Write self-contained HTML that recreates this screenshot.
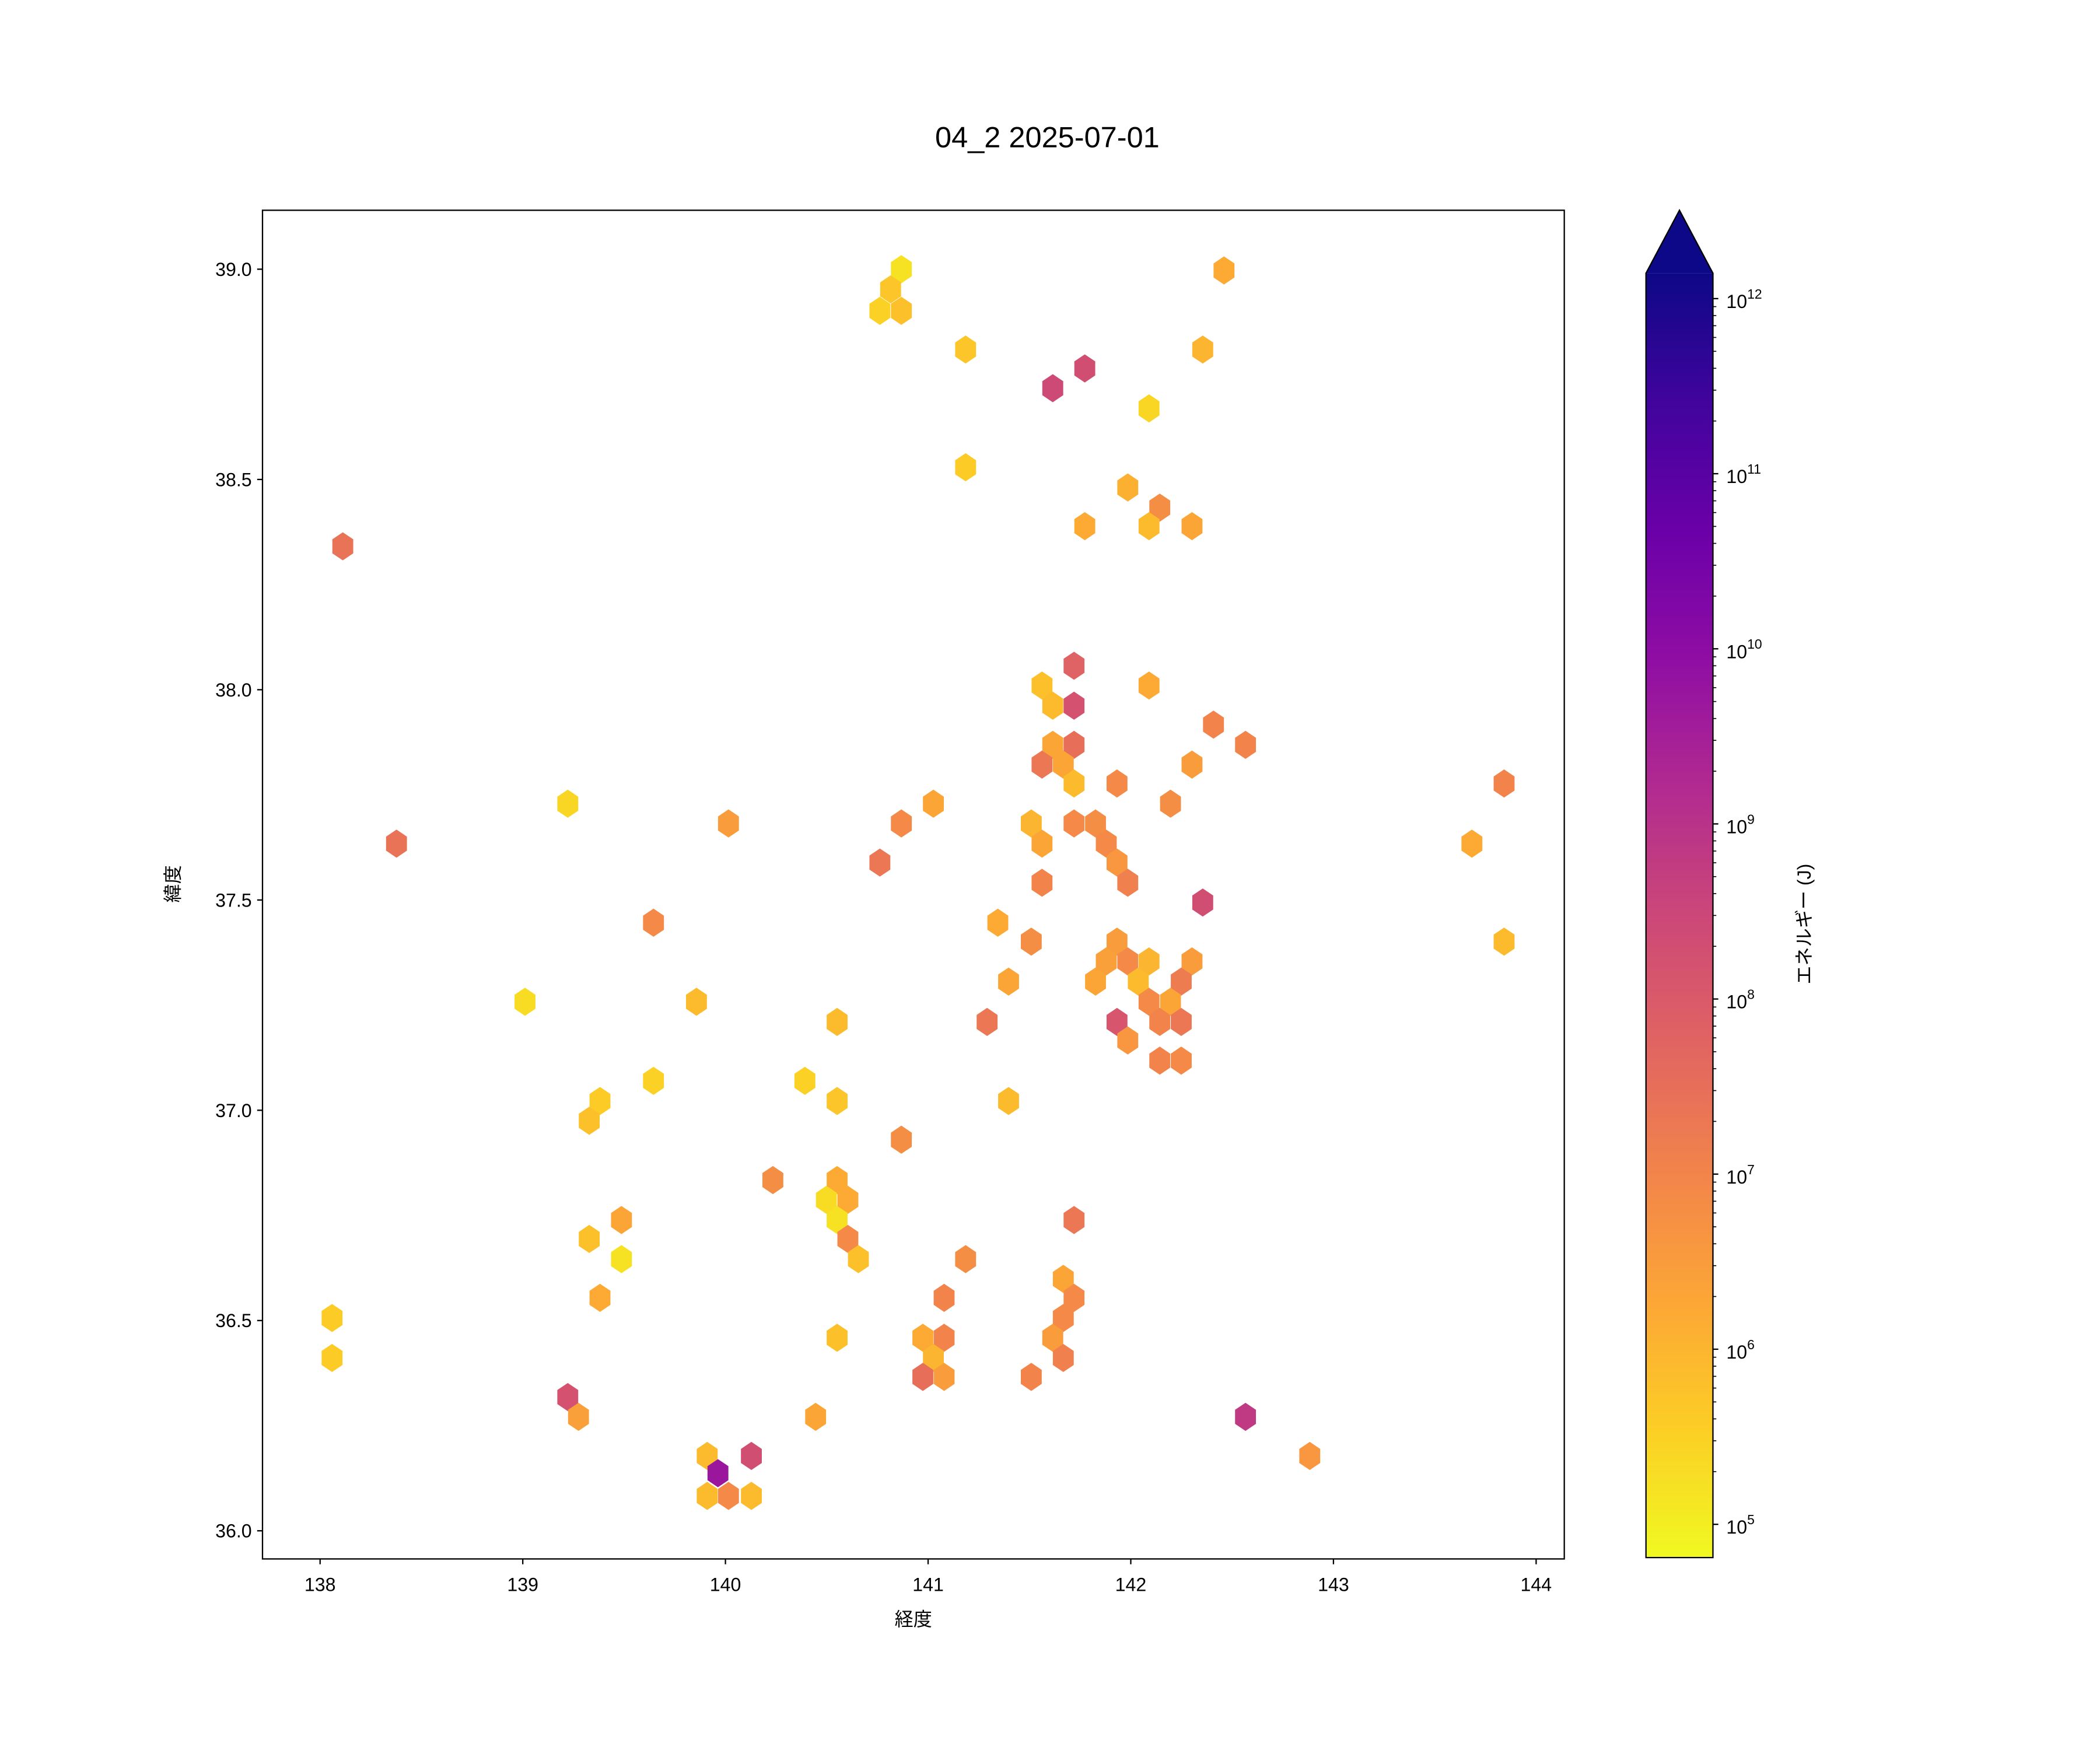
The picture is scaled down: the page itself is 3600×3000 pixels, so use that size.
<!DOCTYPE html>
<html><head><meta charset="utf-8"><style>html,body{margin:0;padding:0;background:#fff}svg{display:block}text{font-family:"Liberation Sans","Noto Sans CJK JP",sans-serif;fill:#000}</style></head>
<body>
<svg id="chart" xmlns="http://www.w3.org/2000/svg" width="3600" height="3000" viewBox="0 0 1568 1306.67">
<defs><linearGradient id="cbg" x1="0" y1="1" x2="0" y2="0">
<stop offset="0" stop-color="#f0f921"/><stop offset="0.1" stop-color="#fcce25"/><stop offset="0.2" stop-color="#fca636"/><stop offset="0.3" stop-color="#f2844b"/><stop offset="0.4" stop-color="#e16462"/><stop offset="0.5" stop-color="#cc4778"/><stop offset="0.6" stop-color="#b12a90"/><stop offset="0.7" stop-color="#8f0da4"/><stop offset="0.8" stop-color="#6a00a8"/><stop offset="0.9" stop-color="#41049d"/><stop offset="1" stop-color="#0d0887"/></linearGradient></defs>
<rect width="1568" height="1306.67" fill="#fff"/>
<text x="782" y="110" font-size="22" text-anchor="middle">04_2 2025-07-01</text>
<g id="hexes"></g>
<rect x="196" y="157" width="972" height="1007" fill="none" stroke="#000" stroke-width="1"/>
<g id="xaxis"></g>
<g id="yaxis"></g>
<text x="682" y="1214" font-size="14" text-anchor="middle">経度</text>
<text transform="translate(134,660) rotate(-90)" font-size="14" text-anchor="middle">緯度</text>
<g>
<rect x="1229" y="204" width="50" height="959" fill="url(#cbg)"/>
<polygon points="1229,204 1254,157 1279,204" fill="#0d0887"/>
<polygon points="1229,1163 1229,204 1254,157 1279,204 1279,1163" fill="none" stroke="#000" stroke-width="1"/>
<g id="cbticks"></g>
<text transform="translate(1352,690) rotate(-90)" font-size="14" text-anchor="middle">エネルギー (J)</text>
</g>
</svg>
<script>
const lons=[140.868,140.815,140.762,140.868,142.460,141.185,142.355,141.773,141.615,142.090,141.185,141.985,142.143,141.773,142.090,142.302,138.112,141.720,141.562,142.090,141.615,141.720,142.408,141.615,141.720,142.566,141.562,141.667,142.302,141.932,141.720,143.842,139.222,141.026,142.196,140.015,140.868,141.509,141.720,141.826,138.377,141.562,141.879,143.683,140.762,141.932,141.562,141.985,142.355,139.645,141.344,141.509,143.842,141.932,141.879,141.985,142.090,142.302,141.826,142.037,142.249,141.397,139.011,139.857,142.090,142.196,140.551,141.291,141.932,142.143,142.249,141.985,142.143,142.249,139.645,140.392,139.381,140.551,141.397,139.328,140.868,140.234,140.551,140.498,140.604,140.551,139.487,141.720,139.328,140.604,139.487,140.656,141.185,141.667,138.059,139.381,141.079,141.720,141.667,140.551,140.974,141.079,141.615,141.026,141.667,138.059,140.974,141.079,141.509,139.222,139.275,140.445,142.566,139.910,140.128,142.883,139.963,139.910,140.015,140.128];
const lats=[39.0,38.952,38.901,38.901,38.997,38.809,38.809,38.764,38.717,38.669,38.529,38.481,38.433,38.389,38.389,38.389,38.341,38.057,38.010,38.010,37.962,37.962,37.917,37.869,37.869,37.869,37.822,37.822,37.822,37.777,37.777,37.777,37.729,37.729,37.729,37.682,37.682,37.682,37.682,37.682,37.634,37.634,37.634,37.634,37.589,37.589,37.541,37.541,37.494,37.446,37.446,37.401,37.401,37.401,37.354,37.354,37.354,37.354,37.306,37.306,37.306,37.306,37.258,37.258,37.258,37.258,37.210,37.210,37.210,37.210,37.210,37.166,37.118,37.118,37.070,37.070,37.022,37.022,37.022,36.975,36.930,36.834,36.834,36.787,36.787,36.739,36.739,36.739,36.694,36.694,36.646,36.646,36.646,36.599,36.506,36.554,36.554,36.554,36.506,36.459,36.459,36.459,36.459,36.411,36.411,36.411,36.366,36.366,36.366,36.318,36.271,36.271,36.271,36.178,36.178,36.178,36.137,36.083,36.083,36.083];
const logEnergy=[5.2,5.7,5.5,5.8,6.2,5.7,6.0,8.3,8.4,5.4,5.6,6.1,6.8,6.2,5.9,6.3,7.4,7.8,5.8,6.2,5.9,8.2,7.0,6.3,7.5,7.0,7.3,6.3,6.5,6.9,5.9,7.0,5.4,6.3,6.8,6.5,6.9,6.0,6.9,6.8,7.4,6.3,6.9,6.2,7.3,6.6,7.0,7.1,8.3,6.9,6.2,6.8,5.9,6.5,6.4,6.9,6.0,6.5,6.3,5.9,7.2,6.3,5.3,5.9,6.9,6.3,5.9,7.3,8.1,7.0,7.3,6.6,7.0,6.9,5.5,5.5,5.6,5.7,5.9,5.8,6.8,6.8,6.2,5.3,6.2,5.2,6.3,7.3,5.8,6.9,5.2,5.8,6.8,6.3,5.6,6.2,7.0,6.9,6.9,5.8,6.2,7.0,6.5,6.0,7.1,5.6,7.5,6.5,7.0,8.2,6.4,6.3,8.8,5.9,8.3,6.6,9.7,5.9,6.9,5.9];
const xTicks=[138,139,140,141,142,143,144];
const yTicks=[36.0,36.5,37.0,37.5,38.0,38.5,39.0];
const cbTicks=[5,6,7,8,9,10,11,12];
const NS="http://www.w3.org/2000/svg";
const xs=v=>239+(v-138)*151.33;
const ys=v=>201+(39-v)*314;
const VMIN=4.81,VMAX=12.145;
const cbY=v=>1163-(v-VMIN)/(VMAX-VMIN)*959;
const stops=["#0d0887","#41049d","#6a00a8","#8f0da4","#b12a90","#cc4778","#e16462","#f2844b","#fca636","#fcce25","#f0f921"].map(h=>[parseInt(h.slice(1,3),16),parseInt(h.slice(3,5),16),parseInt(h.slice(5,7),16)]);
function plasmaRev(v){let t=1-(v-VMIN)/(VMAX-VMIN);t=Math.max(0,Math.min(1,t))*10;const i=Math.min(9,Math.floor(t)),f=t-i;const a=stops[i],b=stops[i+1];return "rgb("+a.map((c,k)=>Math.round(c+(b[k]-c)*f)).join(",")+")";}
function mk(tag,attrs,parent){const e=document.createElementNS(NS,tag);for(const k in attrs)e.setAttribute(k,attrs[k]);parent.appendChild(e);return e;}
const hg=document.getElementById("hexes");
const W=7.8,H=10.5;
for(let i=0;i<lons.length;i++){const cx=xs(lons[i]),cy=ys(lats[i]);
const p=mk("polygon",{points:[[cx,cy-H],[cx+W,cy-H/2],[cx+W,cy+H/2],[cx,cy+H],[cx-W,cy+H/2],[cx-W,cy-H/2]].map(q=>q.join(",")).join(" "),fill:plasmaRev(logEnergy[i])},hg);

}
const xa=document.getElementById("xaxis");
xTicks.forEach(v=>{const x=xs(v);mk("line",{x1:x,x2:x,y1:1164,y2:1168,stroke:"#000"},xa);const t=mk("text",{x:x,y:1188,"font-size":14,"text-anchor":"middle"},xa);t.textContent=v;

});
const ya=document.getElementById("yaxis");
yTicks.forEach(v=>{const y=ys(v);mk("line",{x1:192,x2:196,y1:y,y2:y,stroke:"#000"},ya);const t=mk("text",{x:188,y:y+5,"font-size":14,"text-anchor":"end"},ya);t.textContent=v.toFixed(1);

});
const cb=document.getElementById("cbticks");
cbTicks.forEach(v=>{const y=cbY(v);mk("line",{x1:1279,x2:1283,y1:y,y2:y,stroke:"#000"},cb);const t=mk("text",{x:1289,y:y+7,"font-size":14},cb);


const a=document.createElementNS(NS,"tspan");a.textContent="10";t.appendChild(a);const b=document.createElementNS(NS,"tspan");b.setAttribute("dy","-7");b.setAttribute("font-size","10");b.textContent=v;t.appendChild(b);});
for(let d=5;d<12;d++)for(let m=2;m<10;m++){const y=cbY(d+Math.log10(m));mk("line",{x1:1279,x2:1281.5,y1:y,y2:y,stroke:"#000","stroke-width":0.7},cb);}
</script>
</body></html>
___
Copy out every line from the material above in which the word "that" appears.

§ RESULT OF THE TASK:
Write self-contained HTML that recreates this screenshot.
The picture is scaled down: the page itself is 3600×3000 pixels, so use that size.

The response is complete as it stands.